A multialocução envolve, dessa vez, o contra-alocutário indiretamente. O alocutor-manifestante se dirige a um alocutário-outro-presente, constituindo o prefeito como alocutário também (porque ele, supostamente, verá o protesto). O alocutor-manifestante está dizendo que “VOCÊ”, alocutário-outro-presente, “não é o palhaço”, mas que ELE, alocutário-prefeito, é. E se “VOCÊ” não é (na posição de alocutário-outro-presente), eu (alocutor-manifestante) também não sou. Esse jogo que marca a designação insultiva para ELE, negando-a de VOCÊ, fica marcada também na estrutura sintática. Ocorrem topicalizações nesse enunciado, como nos das duas primeiras cenas que analisamos. Na primeira parte do enunciado, a inversão da ordem SVC (ele é o palhaço) para CVS (o palhaço é ele) dessas frases copulativas predicativas identificacionais permite a ênfase numa leitura prosódica para o pronome ELE (o constituinte pós-copular). Essa leitura enfática também é possível pelas marcas modalizadoras na composição do cartaz: o pronome ELE está grafado e sublinhado na cor vermelha; a caricatura do prefeito que o ilustra apresenta um nariz de palhaço em sua face.

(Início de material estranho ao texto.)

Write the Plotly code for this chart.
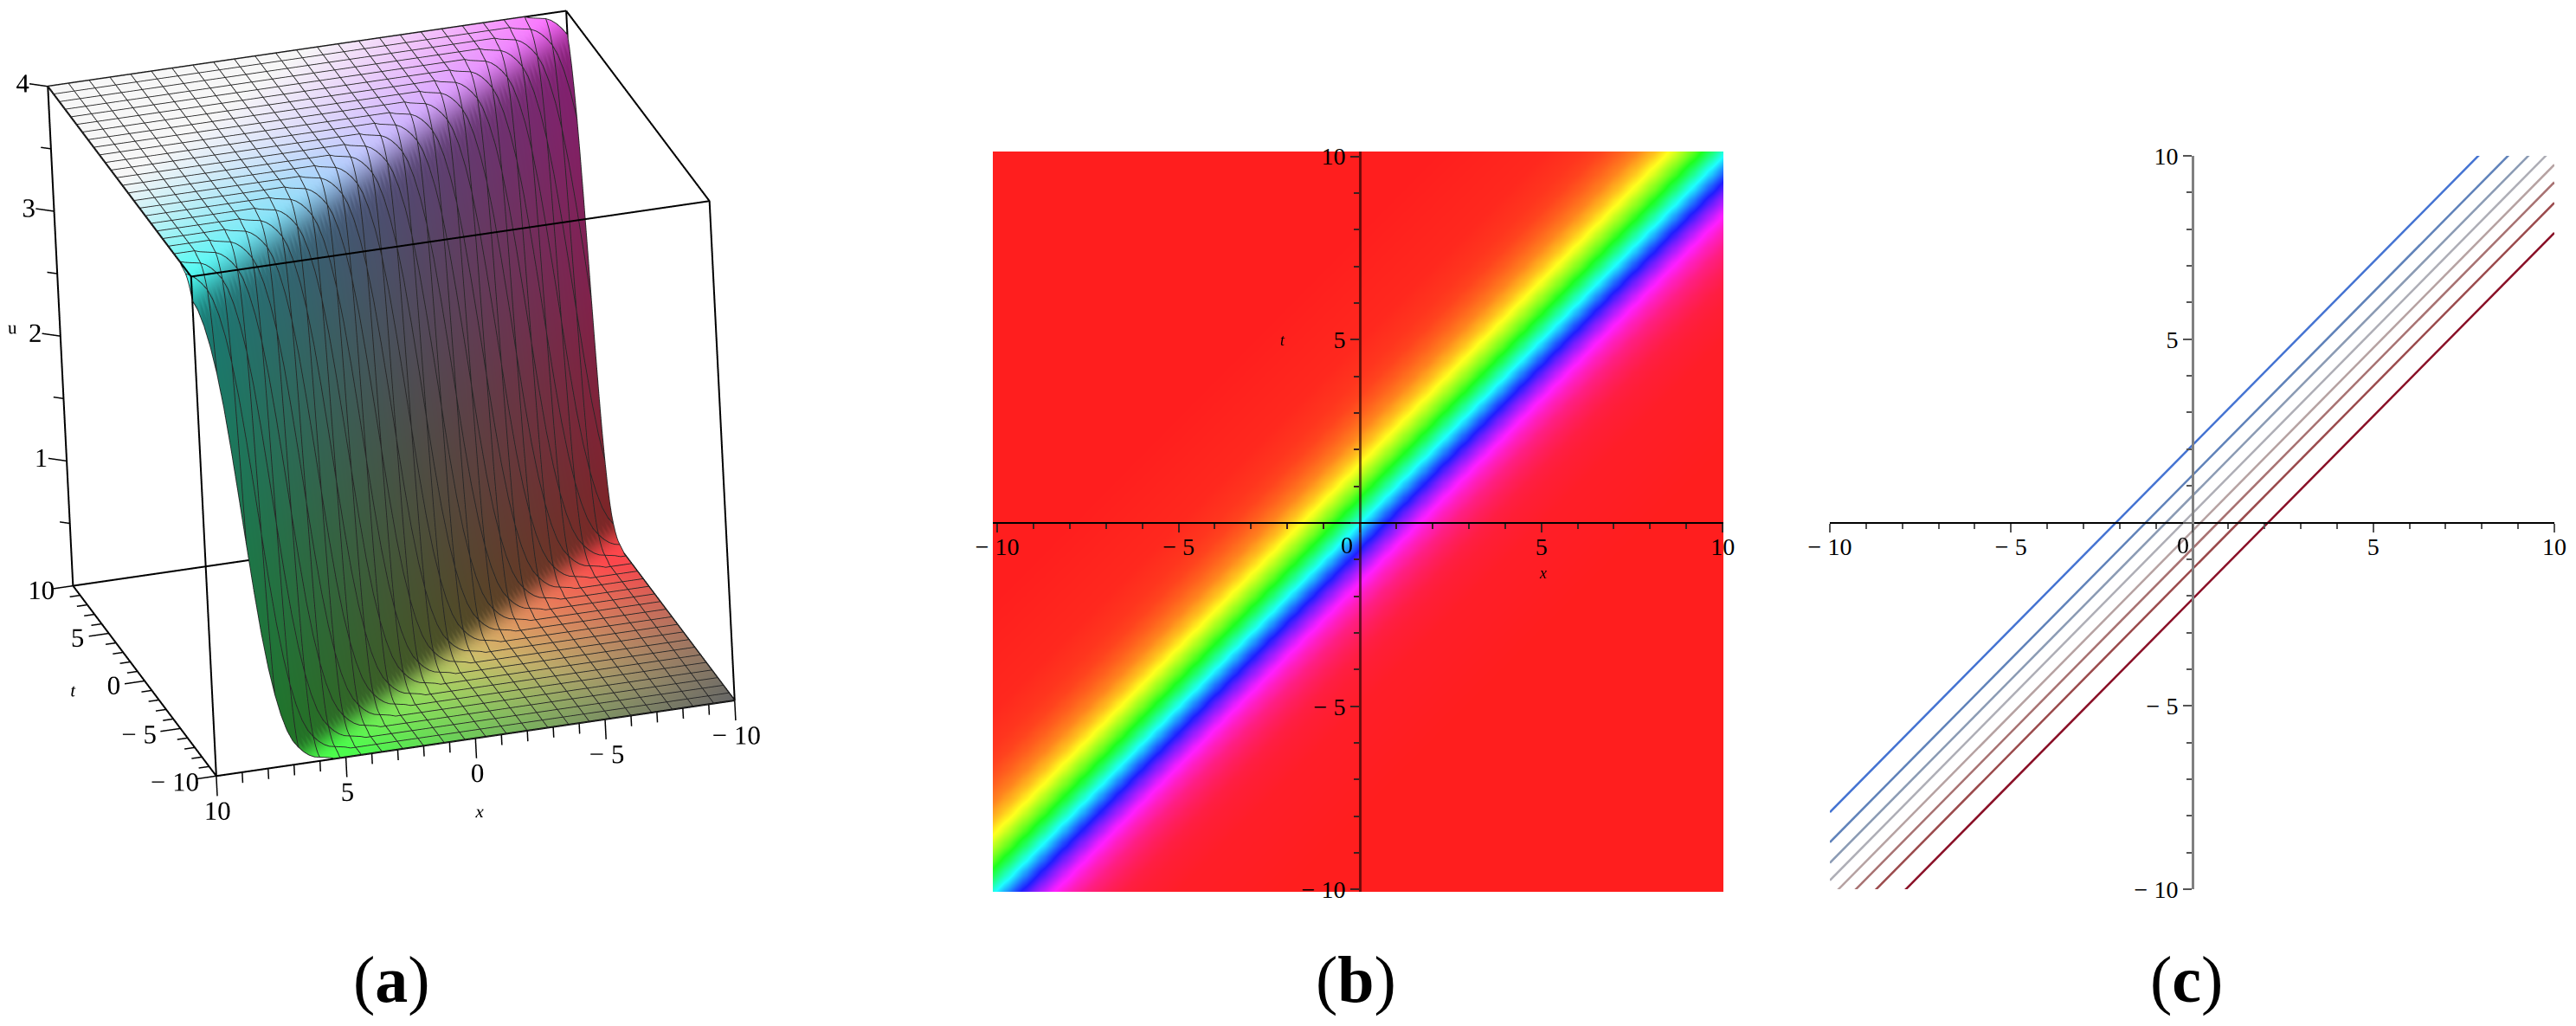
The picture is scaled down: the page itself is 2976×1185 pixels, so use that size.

Por outro lado, na segunda parte do enunciado, o enunciador individual alude ao alocutor-manifestante dizendo “Øa NÃO Øb VOCÊ!” ao alocutário-outro-presente. As marcações Ø representam o funcionamento de elipses nominal e verbal, respectivamente, que pressupõem: a) o predicativo do sujeito da primeira parte do enunciado, o sintagma nominal “O PALHAÇO”; b) o sintagma verbal, o copulativo “ser” flexionado na terceira pessoa, “É”. Pelo funcionamento anafórico, restituindo os constituintes elípticos, chegamos a “O PALHAÇO NÃO É VOCÊ”, uma forma também topicalizada, com negação metalinguística. Por ser uma copulativa predicativa identificacional invertida, produz-se ênfase no constituinte pós-copular: VOCÊ. Embora não esteja modalizado distintamente (como é o caso de ELE na primeira parte do enunciado), uma leitura prosódica permite a ênfase em VOCÊ.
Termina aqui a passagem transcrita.